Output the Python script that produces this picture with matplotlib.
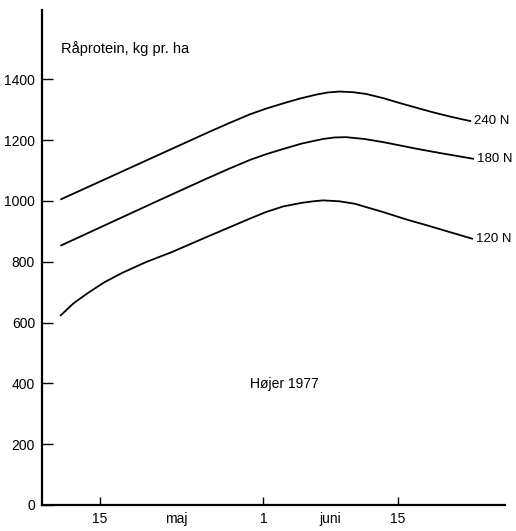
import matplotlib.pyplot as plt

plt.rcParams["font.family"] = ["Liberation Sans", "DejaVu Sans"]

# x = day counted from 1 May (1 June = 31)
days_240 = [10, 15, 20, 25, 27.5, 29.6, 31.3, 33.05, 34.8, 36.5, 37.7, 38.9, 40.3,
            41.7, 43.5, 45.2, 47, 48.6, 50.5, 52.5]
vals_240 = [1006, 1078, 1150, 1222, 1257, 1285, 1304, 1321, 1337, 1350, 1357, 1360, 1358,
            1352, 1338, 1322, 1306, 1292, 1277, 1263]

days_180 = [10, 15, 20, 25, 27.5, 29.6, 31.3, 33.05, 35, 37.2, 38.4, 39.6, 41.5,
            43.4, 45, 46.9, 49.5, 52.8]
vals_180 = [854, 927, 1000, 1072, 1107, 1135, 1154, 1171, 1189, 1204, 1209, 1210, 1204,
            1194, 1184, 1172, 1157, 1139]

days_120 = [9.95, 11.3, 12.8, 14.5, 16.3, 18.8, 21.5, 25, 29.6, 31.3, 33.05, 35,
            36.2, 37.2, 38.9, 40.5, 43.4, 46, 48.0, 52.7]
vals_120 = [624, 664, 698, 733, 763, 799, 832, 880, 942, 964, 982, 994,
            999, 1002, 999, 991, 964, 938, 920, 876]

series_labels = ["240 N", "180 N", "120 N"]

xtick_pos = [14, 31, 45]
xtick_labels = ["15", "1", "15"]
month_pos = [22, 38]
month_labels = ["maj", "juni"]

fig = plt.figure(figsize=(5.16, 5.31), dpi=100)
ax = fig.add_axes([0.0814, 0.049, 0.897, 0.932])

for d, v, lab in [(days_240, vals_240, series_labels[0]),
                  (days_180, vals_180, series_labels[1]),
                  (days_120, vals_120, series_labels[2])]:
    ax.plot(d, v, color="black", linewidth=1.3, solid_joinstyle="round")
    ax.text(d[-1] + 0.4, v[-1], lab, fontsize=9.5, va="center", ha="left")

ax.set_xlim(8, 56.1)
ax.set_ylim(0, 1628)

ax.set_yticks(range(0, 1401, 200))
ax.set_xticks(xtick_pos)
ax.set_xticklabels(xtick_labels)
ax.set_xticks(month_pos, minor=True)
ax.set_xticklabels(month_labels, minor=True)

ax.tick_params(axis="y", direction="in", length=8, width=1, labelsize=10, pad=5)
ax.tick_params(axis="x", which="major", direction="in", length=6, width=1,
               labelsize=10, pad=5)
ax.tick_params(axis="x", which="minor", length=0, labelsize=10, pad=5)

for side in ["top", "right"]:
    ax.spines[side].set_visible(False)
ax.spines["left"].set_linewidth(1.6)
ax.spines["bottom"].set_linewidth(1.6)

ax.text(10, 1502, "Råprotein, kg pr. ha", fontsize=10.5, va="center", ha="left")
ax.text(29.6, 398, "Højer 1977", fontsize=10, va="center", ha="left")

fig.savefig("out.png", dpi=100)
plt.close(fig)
■ ■ ■ ■ ■ ■ ■
Repeat exactly and only the lines from the start of the data above through the line that holds "1194, 1184, 1172, 1157, 1139]", inclusive. Pictures do not belong in the copy.

■ SOLUTION TO THIS PROBLEM
Output the Python script that produces this picture with matplotlib.
import matplotlib.pyplot as plt

plt.rcParams["font.family"] = ["Liberation Sans", "DejaVu Sans"]

# x = day counted from 1 May (1 June = 31)
days_240 = [10, 15, 20, 25, 27.5, 29.6, 31.3, 33.05, 34.8, 36.5, 37.7, 38.9, 40.3,
            41.7, 43.5, 45.2, 47, 48.6, 50.5, 52.5]
vals_240 = [1006, 1078, 1150, 1222, 1257, 1285, 1304, 1321, 1337, 1350, 1357, 1360, 1358,
            1352, 1338, 1322, 1306, 1292, 1277, 1263]

days_180 = [10, 15, 20, 25, 27.5, 29.6, 31.3, 33.05, 35, 37.2, 38.4, 39.6, 41.5,
            43.4, 45, 46.9, 49.5, 52.8]
vals_180 = [854, 927, 1000, 1072, 1107, 1135, 1154, 1171, 1189, 1204, 1209, 1210, 1204,
            1194, 1184, 1172, 1157, 1139]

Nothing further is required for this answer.